Start Data provided
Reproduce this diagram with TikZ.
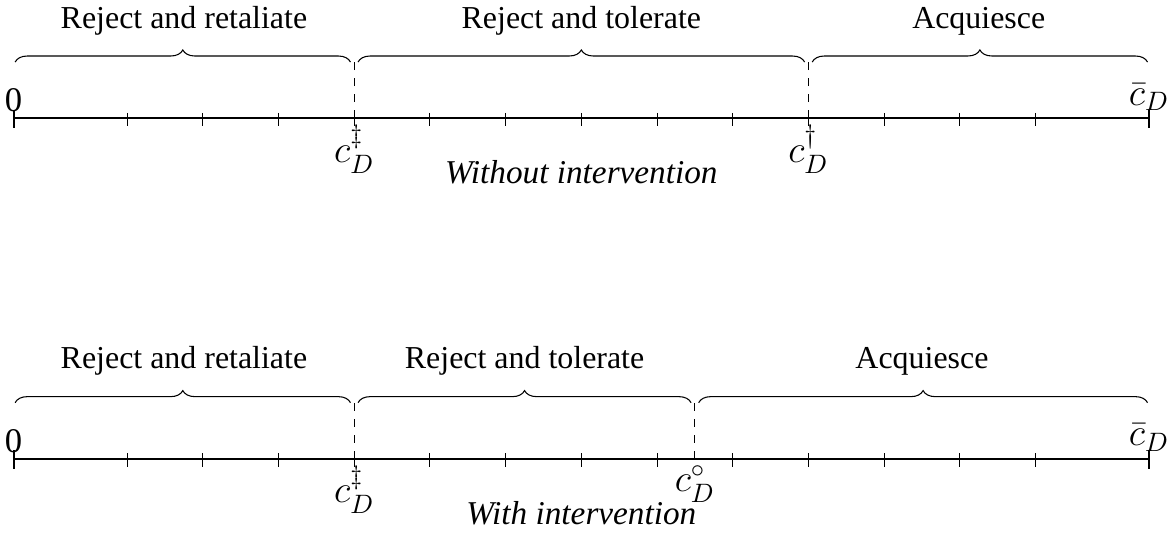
\documentclass[tikz,border=0pt]{standalone}
\usepackage{amsmath}
\usepackage{fontspec}
\setmainfont{Liberation Serif}
\usetikzlibrary{decorations.pathreplacing, positioning}

\tikzset{
  axisline/.style={thick},
  endtick/.style={thick},
  brc/.style={decorate, decoration={brace, amplitude=0.16cm}},
  regionlbl/.style={anchor=base},
  caselbl/.style={anchor=base, font=\fontsize{12.5}{15}\selectfont\itshape},
  mathlbl/.style={font=\fontsize{14}{16}\selectfont, inner sep=2.5pt},
}

\begin{document}
\begin{tikzpicture}[x=1cm,y=1cm,every node/.style={font=\fontsize{12}{14}\selectfont}]
\useasboundingbox (-0.18,-5.51) rectangle (15.29,1.56);

% without intervention
\coordinate (u0) at (0,0);
\coordinate (u1) at (15,0);
\draw[axisline] (u0) -- (u1);
\foreach \x in {1.5,2.5,...,13.5} \draw (\x,0.07) -- (\x,-0.11);
\draw[endtick] (0,0.11) -- (0,-0.13);
\draw[endtick] (15,0.11) -- (15,-0.13);
\node[above, inner sep=2pt, font=\fontsize{13}{15}\selectfont] (uzero) at (u0) {0};
\node[above, mathlbl] (ubar) at (u1) {$\bar{c}_D$};
\coordinate (ua) at (4.5,0);
\coordinate (ub) at (10.5,0);
\coordinate (uatop) at (4.5,0.74);
\coordinate (ubtop) at (10.5,0.74);
\draw[dashed] (ua) -- (uatop);
\draw[dashed] (ub) -- (ubtop);
\node[below, mathlbl] (ualbl) at (ua) {$c_D^{\ddagger}$};
\node[below, mathlbl] (ublbl) at (ub) {$c_D^{\dagger}$};
\draw[brc] (0.02,0.74) -- (4.45,0.74);
\draw[brc] (4.55,0.74) -- (10.45,0.74);
\draw[brc] (10.55,0.74) -- (14.98,0.74);
\node[regionlbl] (ur1) at (2.25,1.19) {Reject and retaliate};
\node[regionlbl] (ur2) at (7.5,1.19) {Reject and tolerate};
\node[regionlbl] (ur3) at (12.75,1.19) {Acquiesce};
\node[caselbl] (ucase) at (7.5,-0.87) {Without intervention};

% with intervention
\coordinate (w0) at (0,-4.5);
\coordinate (w1) at (15,-4.5);
\draw[axisline] (w0) -- (w1);
\foreach \x in {1.5,2.5,...,13.5} \draw (\x,-4.43) -- (\x,-4.61);
\draw[endtick] (0,-4.39) -- (0,-4.63);
\draw[endtick] (15,-4.39) -- (15,-4.63);
\node[above, inner sep=2pt, font=\fontsize{13}{15}\selectfont] (wzero) at (w0) {0};
\node[above, mathlbl] (wbar) at (w1) {$\bar{c}_D$};
\coordinate (wa) at (4.5,-4.5);
\coordinate (wb) at (9,-4.5);
\coordinate (watop) at (4.5,-3.76);
\coordinate (wbtop) at (9,-3.76);
\draw[dashed] (wa) -- (watop);
\draw[dashed] (wb) -- (wbtop);
\node[below, mathlbl] (walbl) at (wa) {$c_D^{\ddagger}$};
\node[below, mathlbl] (wblbl) at (wb) {$c_D^{\circ}$};
\draw[brc] (0.02,-3.76) -- (4.45,-3.76);
\draw[brc] (4.55,-3.76) -- (8.95,-3.76);
\draw[brc] (9.05,-3.76) -- (14.98,-3.76);
\node[regionlbl] (wr1) at (2.25,-3.31) {Reject and retaliate};
\node[regionlbl] (wr2) at (6.75,-3.31) {Reject and tolerate};
\node[regionlbl] (wr3) at (12,-3.31) {Acquiesce};
\node[caselbl] (wcase) at (7.5,-5.37) {With intervention};
\end{tikzpicture}
\end{document}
End Data provided
• What is needed: Quote, exactly and only, the lines from the first line of the data above through the line containing "(-0.18,-5.51) rectangle (15.29,1.56);". The pictures do not belong in it.

• Exercise response:
Reproduce this diagram with TikZ.
\documentclass[tikz,border=0pt]{standalone}
\usepackage{amsmath}
\usepackage{fontspec}
\setmainfont{Liberation Serif}
\usetikzlibrary{decorations.pathreplacing, positioning}

\tikzset{
  axisline/.style={thick},
  endtick/.style={thick},
  brc/.style={decorate, decoration={brace, amplitude=0.16cm}},
  regionlbl/.style={anchor=base},
  caselbl/.style={anchor=base, font=\fontsize{12.5}{15}\selectfont\itshape},
  mathlbl/.style={font=\fontsize{14}{16}\selectfont, inner sep=2.5pt},
}

\begin{document}
\begin{tikzpicture}[x=1cm,y=1cm,every node/.style={font=\fontsize{12}{14}\selectfont}]
\useasboundingbox (-0.18,-5.51) rectangle (15.29,1.56);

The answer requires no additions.